Reproduce the listing below exactly, minus its pictures.

----------------

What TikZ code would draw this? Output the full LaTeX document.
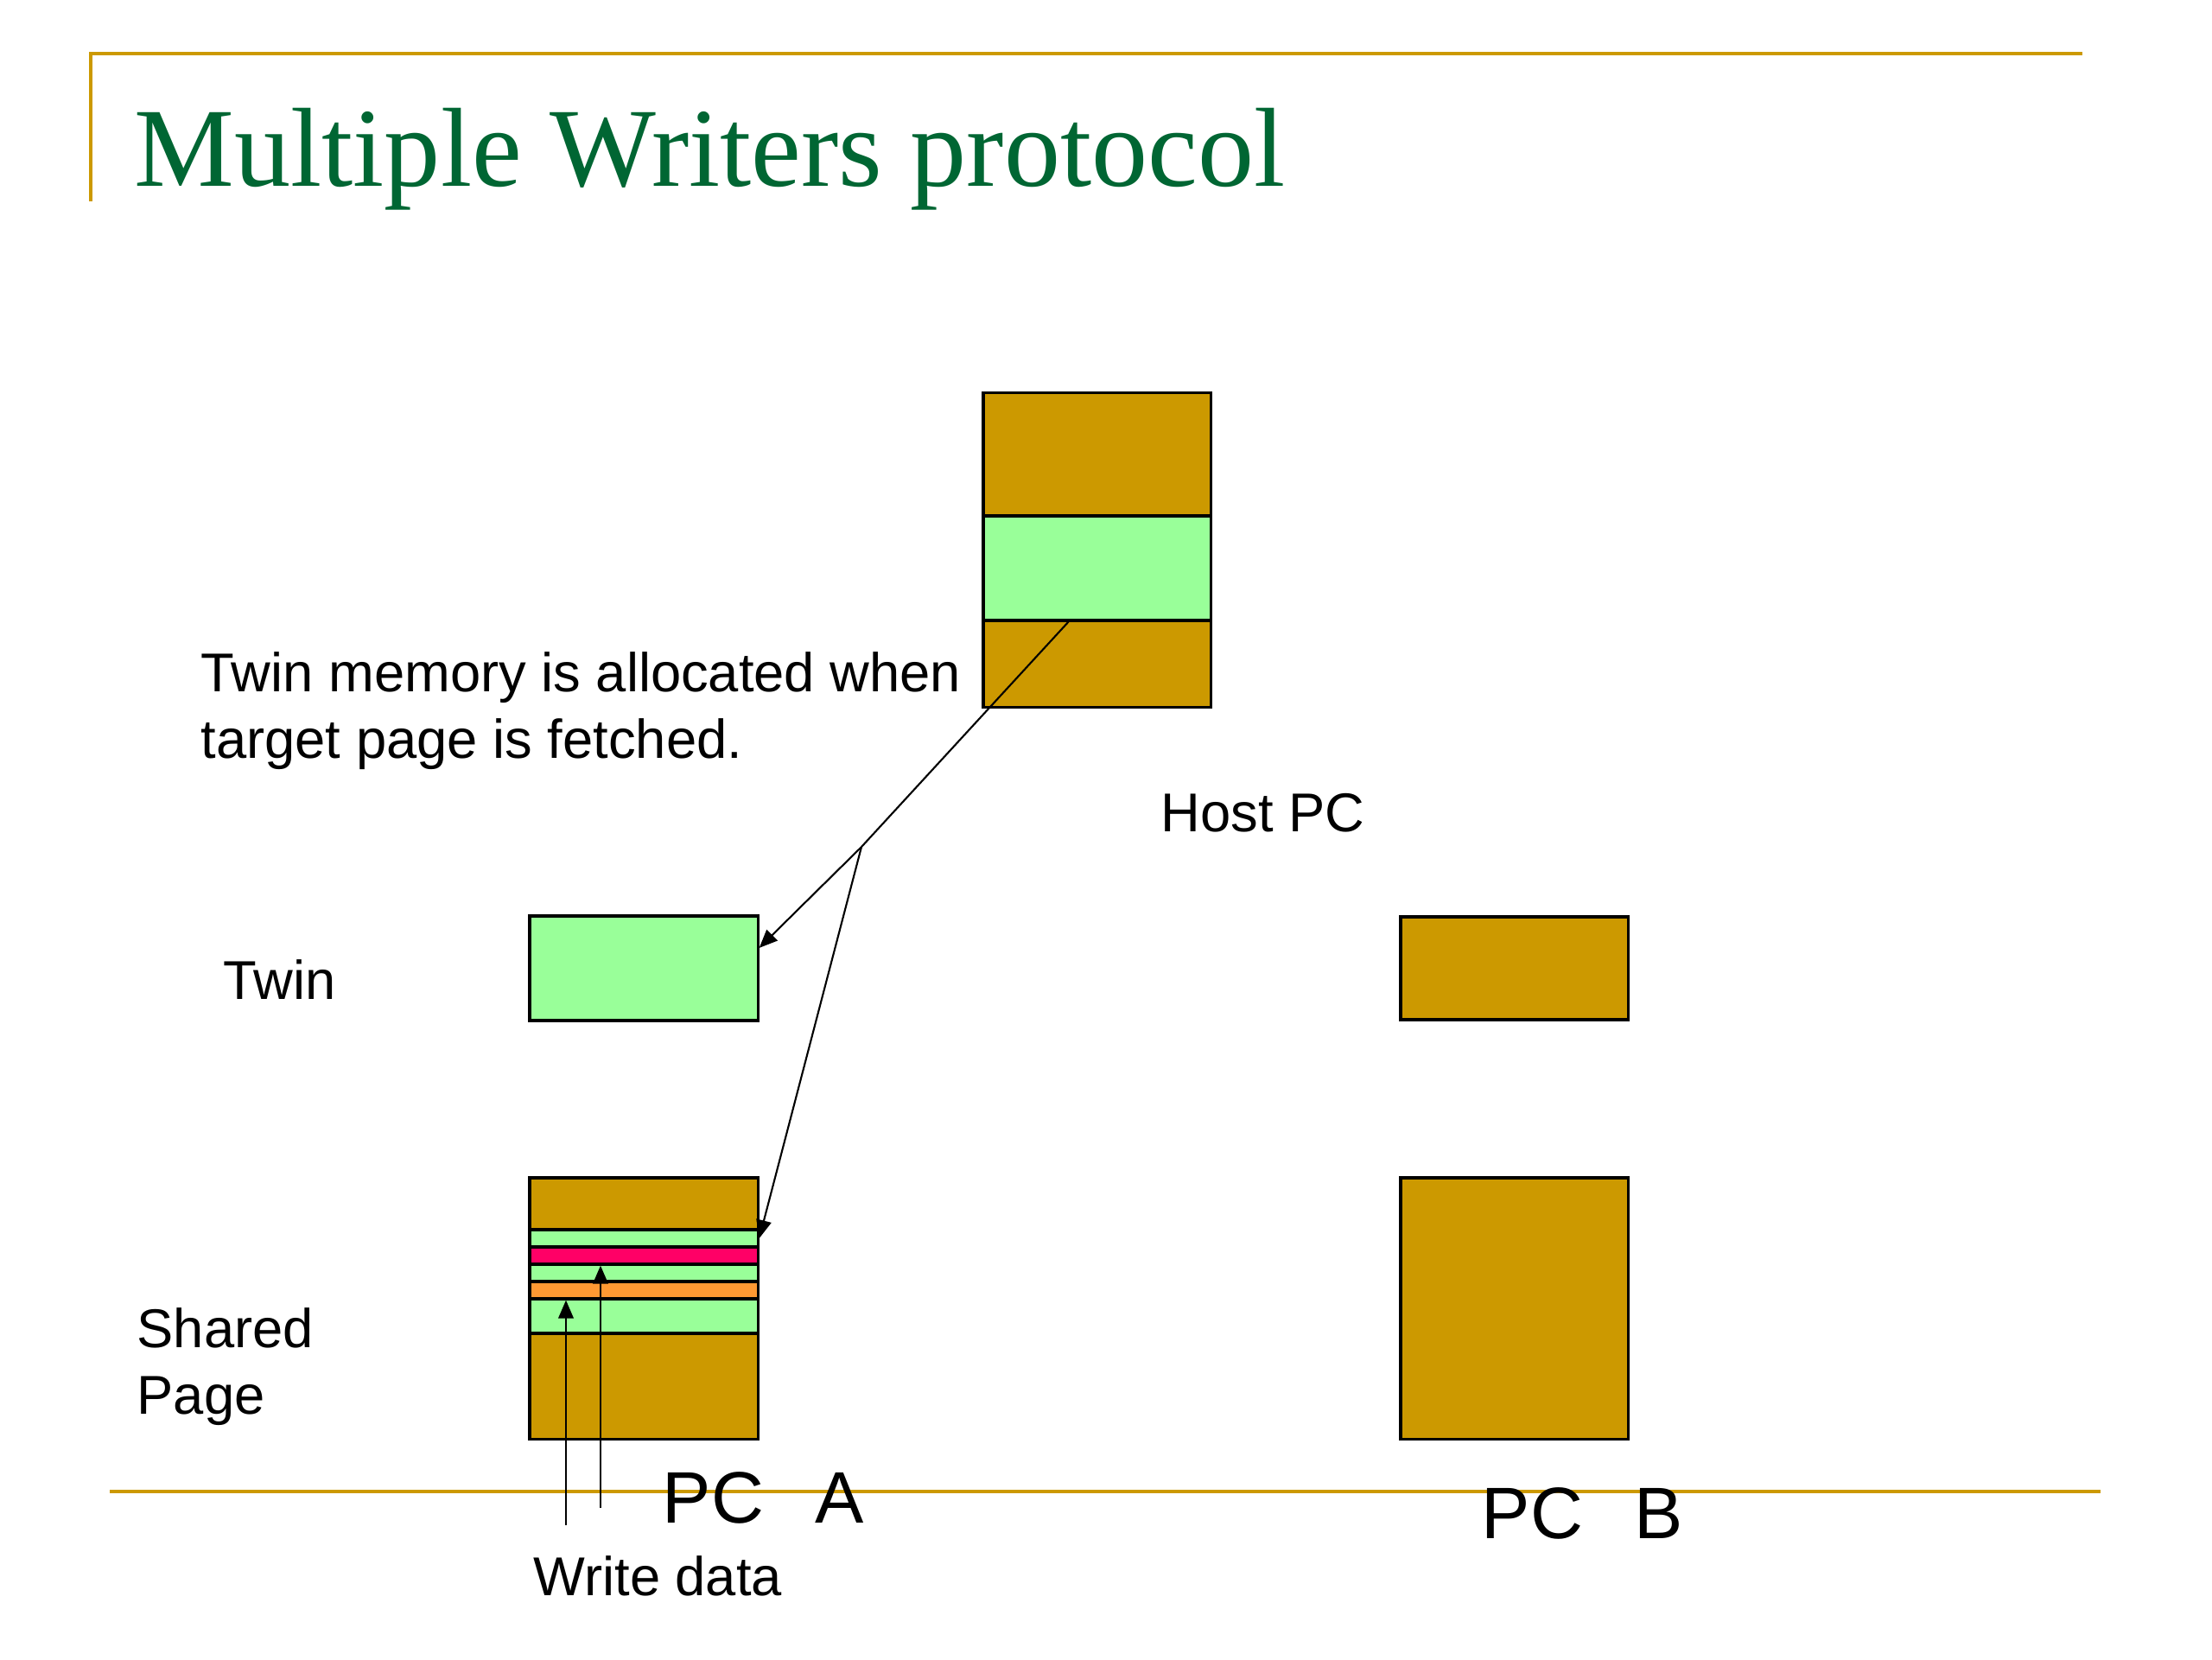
\documentclass[tikz,border=0pt]{standalone}
\usepackage{fontspec}
\setmainfont{Liberation Sans}
\newfontfamily\titlefont{Liberation Serif}
\usetikzlibrary{arrows.meta,calc}

\definecolor{gold}{RGB}{204,153,0}
\definecolor{lgreen}{RGB}{153,255,153}
\definecolor{wred}{RGB}{255,0,102}
\definecolor{worange}{RGB}{255,153,51}
\definecolor{titlegreen}{RGB}{0,102,51}

\tikzset{
  page/.style={draw, line width=0.9pt, fill=gold, inner sep=0pt, minimum width=2.63cm},
  band/.style={draw, line width=0.9pt, inner sep=0pt, minimum width=2.64cm},
  label/.style={inner sep=0pt, anchor=base west, font=\fontsize{18}{22}\selectfont},
  biglabel/.style={inner sep=0pt, anchor=base west, font=\fontsize{24}{28}\selectfont},
  link/.style={line width=0.6pt, -{Triangle[length=6pt,width=5pt]}},
  rule/.style={draw=gold, line width=1.2pt}
}

\begin{document}
\begin{tikzpicture}[x=0.01cm, y=-0.01cm]
    \path[use as bounding box] (0,0) rectangle (2560,1920);

    \draw[rule] (105,233) -- (105,62) -- (2410,62);
    \draw[rule] (127,1726) -- (2431,1726);

    \node[inner sep=0pt, anchor=base west, text=titlegreen,
          font=\titlefont\fontsize{37}{44}\selectfont] (title) at (155,215) {Multiple Writers protocol};

    % host page
    \node[page, minimum height=3.63cm] (host) at (1269.5,636.5) {};
    \node[band, fill=lgreen, minimum width=2.63cm, minimum height=1.21cm] (hostband) at (1269.5,657.5) {};

    % PC A
    \node[band, fill=lgreen, minimum height=1.21cm] (twinA) at (745,1120.5) {};
    \node[page, minimum width=2.64cm, minimum height=3.02cm] (pageA) at (745,1514) {};
    \foreach \n/\top/\bot/\col in {1/1423/1443/lgreen, 2/1443/1463/wred, 3/1463/1483/lgreen,
                                   4/1483/1503/worange, 5/1503/1543/lgreen}
        \node[band, fill=\col, minimum height={(\bot-\top)*0.01cm}] (s\n) at (745,{(\top+\bot)/2}) {};

    % PC B
    \node[page, minimum height=1.19cm] (twinB) at (1752.5,1120.5) {};
    \node[page, minimum height=3.02cm] (pageB) at (1752.5,1514) {};

    \coordinate (split) at (997,980);
    \draw[line width=0.6pt] ($(hostband.south west)!0.376!(hostband.south east)$) -- (split);
    \draw[link] (split) -- ($(twinA.north east)!0.31!(twinA.south east)$);
    \draw[link] (split) -- (s1.east);

    \coordinate (wd1) at (655,1765);
    \coordinate (wd2) at (695,1745);
    \draw[link] (wd1) -- (wd1 |- s4.south);
    \draw[link] (wd2) -- (wd2 |- s2.south);

    \node[inner sep=0pt, anchor=north west, align=left, font=\fontsize{18}{22}\selectfont] (note) at (232,754)
        {Twin memory is allocated when\\target page is fetched.};
    \node[label] (hostlbl) at (1343,962) {Host PC};
    \node[label] (twinlbl) at (258,1156) {Twin};
    \node[inner sep=0pt, anchor=north west, align=left, font=\fontsize{18}{22}\selectfont] (sharedlbl) at (158,1513)
        {Shared\\Page};
    \node[biglabel] (pca) at (766,1762) {PC\hspace{17pt}A};
    \node[biglabel] (pcb) at (1714,1780) {PC\hspace{17pt}B};
    \node[label] (wdlbl) at (617,1846) {Write data};
\end{tikzpicture}
\end{document}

----------------

Full output:
What TikZ code would draw this? Output the full LaTeX document.
\documentclass[tikz,border=0pt]{standalone}
\usepackage{fontspec}
\setmainfont{Liberation Sans}
\newfontfamily\titlefont{Liberation Serif}
\usetikzlibrary{arrows.meta,calc}

\definecolor{gold}{RGB}{204,153,0}
\definecolor{lgreen}{RGB}{153,255,153}
\definecolor{wred}{RGB}{255,0,102}
\definecolor{worange}{RGB}{255,153,51}
\definecolor{titlegreen}{RGB}{0,102,51}

\tikzset{
  page/.style={draw, line width=0.9pt, fill=gold, inner sep=0pt, minimum width=2.63cm},
  band/.style={draw, line width=0.9pt, inner sep=0pt, minimum width=2.64cm},
  label/.style={inner sep=0pt, anchor=base west, font=\fontsize{18}{22}\selectfont},
  biglabel/.style={inner sep=0pt, anchor=base west, font=\fontsize{24}{28}\selectfont},
  link/.style={line width=0.6pt, -{Triangle[length=6pt,width=5pt]}},
  rule/.style={draw=gold, line width=1.2pt}
}

\begin{document}
\begin{tikzpicture}[x=0.01cm, y=-0.01cm]
    \path[use as bounding box] (0,0) rectangle (2560,1920);

    \draw[rule] (105,233) -- (105,62) -- (2410,62);
    \draw[rule] (127,1726) -- (2431,1726);

    \node[inner sep=0pt, anchor=base west, text=titlegreen,
          font=\titlefont\fontsize{37}{44}\selectfont] (title) at (155,215) {Multiple Writers protocol};

    % host page
    \node[page, minimum height=3.63cm] (host) at (1269.5,636.5) {};
    \node[band, fill=lgreen, minimum width=2.63cm, minimum height=1.21cm] (hostband) at (1269.5,657.5) {};

    % PC A
    \node[band, fill=lgreen, minimum height=1.21cm] (twinA) at (745,1120.5) {};
    \node[page, minimum width=2.64cm, minimum height=3.02cm] (pageA) at (745,1514) {};
    \foreach \n/\top/\bot/\col in {1/1423/1443/lgreen, 2/1443/1463/wred, 3/1463/1483/lgreen,
                                   4/1483/1503/worange, 5/1503/1543/lgreen}
        \node[band, fill=\col, minimum height={(\bot-\top)*0.01cm}] (s\n) at (745,{(\top+\bot)/2}) {};

    % PC B
    \node[page, minimum height=1.19cm] (twinB) at (1752.5,1120.5) {};
    \node[page, minimum height=3.02cm] (pageB) at (1752.5,1514) {};

    \coordinate (split) at (997,980);
    \draw[line width=0.6pt] ($(hostband.south west)!0.376!(hostband.south east)$) -- (split);
    \draw[link] (split) -- ($(twinA.north east)!0.31!(twinA.south east)$);
    \draw[link] (split) -- (s1.east);

    \coordinate (wd1) at (655,1765);
    \coordinate (wd2) at (695,1745);
    \draw[link] (wd1) -- (wd1 |- s4.south);
    \draw[link] (wd2) -- (wd2 |- s2.south);

    \node[inner sep=0pt, anchor=north west, align=left, font=\fontsize{18}{22}\selectfont] (note) at (232,754)
        {Twin memory is allocated when\\target page is fetched.};
    \node[label] (hostlbl) at (1343,962) {Host PC};
    \node[label] (twinlbl) at (258,1156) {Twin};
    \node[inner sep=0pt, anchor=north west, align=left, font=\fontsize{18}{22}\selectfont] (sharedlbl) at (158,1513)
        {Shared\\Page};
    \node[biglabel] (pca) at (766,1762) {PC\hspace{17pt}A};
    \node[biglabel] (pcb) at (1714,1780) {PC\hspace{17pt}B};
    \node[label] (wdlbl) at (617,1846) {Write data};
\end{tikzpicture}
\end{document}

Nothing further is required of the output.